The gross domestic product has tripled in 10 years, and following a long period in which Irish laborers accepted a virtual wage freeze for the common good, their average take-home pay has increased 19% during the last three years.

"The turnaround's been amazing," said Clem Husrey, 37, a training manager at Intel Corp.'s $2-billion chip fabrication plant under construction in Leixlip, near Dublin. When Husrey left a decade ago for work in the U.S., many Irish cars showed more rust than metal. Now that he's come home, Husrey said, "it looks like L.A." Ireland's past will serve as a guide to the 10 poor, mostly Eastern European countries accepted last month for entry into the EU next year. They will try to retrace Ireland's path from rustic farming territory to tech-manufacturing mecca.

Their entry, meanwhile, will double the urgency for Ireland to reach a stage in which new professions are more important than new factories, a stage it probably must find without another Silicon Valley boom. Ireland started out with the natural disadvantage of an island nation and a tradition of exporting its best and brightest. As late as the 1950s, 40% of the workforce was on farms, even as the larger economies on the continent were embracing manufacturing.

In 1969, the country's Parliament funded the Industrial Development Agency and charged it with recruiting foreign companies. Tax breaks helped bring in whatever the IDA could find -- footwear makers, textile plants and consumer electronics companies.

"When you have 20% unemployment, you really can't be fussy," said David Hanna, now the IDA's head of technology-firm recruiting.

Within a few years, the bureaucrats zeroed in on what would prove a more lucrative target: high-technology companies, especially American ones.

The IDA opened an office on Sand Hill Road in Menlo Park, Calif., home to the top venture capital firms of Silicon Valley. Then it turned on the charm.
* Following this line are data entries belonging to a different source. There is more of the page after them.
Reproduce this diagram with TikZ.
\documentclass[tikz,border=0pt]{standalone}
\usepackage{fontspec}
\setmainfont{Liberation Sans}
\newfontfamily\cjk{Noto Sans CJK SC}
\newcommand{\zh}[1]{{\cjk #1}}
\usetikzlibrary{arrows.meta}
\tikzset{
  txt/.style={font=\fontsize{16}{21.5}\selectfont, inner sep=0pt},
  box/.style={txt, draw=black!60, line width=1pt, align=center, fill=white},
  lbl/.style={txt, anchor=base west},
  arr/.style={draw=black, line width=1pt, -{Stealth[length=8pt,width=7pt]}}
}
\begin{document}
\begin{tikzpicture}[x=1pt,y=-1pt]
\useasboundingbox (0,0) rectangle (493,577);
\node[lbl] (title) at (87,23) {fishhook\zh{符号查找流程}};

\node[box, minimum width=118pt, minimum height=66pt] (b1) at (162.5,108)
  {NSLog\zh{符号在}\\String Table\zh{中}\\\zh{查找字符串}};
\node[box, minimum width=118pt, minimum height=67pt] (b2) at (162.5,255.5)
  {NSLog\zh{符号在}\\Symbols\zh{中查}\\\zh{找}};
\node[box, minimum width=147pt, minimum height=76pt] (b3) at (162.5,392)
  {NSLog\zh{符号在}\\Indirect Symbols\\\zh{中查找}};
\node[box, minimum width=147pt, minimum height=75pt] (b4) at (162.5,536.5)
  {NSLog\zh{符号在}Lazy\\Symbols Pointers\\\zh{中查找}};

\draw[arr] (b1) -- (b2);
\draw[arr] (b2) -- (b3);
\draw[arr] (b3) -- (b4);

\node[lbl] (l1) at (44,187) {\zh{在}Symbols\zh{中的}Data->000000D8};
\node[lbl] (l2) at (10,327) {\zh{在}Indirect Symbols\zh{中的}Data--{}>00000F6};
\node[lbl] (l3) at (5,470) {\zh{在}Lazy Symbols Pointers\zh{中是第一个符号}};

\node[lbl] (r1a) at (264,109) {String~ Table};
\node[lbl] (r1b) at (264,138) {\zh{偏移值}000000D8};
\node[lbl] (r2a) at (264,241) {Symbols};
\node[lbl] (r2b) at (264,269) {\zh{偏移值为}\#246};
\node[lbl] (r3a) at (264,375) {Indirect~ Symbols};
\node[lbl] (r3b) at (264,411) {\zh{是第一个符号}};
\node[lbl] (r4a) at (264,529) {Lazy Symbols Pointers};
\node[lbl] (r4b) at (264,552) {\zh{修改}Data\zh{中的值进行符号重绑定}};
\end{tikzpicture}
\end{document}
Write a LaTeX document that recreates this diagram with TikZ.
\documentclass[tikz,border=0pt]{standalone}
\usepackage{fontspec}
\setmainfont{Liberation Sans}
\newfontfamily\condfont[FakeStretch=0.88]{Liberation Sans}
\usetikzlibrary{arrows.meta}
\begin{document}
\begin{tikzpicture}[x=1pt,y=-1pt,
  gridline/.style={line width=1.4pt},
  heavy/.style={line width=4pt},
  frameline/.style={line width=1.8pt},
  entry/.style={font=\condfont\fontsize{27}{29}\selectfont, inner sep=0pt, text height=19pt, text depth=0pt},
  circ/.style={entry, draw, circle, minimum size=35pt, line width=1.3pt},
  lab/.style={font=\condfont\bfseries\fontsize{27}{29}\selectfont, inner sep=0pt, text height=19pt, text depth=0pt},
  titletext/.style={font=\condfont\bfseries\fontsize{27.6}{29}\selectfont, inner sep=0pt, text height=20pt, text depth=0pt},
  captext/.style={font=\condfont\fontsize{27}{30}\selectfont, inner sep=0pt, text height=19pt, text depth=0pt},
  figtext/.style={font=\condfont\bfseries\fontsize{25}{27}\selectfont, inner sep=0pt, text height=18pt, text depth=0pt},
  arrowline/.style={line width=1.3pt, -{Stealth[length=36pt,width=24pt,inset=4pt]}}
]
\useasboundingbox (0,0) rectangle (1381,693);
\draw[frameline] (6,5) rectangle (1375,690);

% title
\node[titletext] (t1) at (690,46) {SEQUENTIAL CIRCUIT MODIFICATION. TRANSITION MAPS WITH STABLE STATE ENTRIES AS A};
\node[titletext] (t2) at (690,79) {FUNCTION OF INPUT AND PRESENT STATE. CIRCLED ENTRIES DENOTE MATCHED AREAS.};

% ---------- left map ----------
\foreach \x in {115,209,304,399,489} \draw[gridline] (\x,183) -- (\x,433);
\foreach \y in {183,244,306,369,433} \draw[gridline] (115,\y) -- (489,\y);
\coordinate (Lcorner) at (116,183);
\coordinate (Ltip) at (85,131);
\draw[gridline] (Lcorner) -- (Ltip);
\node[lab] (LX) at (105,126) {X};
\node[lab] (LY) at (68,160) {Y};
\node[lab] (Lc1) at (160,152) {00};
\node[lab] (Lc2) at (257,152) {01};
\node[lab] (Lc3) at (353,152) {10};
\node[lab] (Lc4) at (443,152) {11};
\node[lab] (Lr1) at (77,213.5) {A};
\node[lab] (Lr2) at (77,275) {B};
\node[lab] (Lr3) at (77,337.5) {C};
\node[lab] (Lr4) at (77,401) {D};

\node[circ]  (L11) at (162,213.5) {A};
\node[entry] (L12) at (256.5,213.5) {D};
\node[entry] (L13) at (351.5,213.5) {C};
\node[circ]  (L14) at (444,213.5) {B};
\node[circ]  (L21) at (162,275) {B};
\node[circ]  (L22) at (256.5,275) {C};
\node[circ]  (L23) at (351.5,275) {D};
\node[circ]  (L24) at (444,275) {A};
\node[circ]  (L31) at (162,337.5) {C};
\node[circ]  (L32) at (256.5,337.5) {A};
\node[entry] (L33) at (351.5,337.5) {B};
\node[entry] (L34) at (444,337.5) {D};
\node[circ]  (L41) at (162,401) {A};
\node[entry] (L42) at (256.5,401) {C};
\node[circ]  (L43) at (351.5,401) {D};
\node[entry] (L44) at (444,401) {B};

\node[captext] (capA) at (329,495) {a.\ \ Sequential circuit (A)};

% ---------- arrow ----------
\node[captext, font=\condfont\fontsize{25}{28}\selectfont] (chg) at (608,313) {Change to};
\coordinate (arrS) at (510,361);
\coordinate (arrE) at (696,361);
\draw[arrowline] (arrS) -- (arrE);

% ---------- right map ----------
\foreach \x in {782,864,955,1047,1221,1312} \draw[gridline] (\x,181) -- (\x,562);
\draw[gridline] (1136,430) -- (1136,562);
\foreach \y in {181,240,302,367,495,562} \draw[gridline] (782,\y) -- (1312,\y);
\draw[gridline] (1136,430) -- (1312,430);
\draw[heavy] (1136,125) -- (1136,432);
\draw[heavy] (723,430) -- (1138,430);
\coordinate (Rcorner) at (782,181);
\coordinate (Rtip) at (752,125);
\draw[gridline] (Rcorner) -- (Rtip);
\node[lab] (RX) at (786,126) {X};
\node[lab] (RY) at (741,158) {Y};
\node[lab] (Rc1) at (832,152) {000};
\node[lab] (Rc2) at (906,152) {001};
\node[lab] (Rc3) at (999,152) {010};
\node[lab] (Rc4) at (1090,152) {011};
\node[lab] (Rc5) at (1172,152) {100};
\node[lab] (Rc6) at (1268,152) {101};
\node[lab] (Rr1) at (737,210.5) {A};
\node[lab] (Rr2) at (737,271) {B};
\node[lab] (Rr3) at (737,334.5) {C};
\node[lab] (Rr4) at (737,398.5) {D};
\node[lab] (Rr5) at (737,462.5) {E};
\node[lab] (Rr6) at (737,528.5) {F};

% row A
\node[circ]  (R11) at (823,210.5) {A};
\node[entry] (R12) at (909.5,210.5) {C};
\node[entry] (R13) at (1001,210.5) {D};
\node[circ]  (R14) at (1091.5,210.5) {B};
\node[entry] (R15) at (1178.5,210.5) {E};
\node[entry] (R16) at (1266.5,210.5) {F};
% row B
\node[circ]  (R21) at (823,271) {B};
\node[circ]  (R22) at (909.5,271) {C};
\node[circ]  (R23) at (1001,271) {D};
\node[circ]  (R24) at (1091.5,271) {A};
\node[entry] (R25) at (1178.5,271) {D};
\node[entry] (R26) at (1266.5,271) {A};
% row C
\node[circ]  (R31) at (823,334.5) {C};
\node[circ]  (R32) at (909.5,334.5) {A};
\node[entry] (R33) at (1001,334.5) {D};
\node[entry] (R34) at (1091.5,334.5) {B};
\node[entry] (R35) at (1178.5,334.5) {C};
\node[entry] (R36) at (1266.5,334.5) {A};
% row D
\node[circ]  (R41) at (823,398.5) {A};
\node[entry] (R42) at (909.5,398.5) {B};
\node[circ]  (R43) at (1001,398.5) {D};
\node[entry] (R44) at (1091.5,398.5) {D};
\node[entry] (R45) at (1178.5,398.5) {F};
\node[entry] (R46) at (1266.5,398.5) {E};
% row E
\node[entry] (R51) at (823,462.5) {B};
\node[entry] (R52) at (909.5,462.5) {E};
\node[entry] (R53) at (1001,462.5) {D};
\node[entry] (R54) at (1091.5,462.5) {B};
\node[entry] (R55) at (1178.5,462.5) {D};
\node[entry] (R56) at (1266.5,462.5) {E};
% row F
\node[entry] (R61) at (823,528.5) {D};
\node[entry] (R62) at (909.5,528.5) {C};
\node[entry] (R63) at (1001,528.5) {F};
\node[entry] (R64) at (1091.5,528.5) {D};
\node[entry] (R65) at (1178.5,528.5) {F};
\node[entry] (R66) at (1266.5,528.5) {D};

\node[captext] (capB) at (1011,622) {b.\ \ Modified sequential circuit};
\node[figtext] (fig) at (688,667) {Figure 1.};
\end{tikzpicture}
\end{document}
The IDA's low-tax, low-wage pitch got a huge boost from the growing economic alliance of European governments. Along with the introduction of a combined monetary system, Ireland's initiation into the EU cut tariffs and red tape on intra-European trade. That allowed U.S. companies to set up shop in an English-speaking nation and move their goods to the continent with little cost or hassle.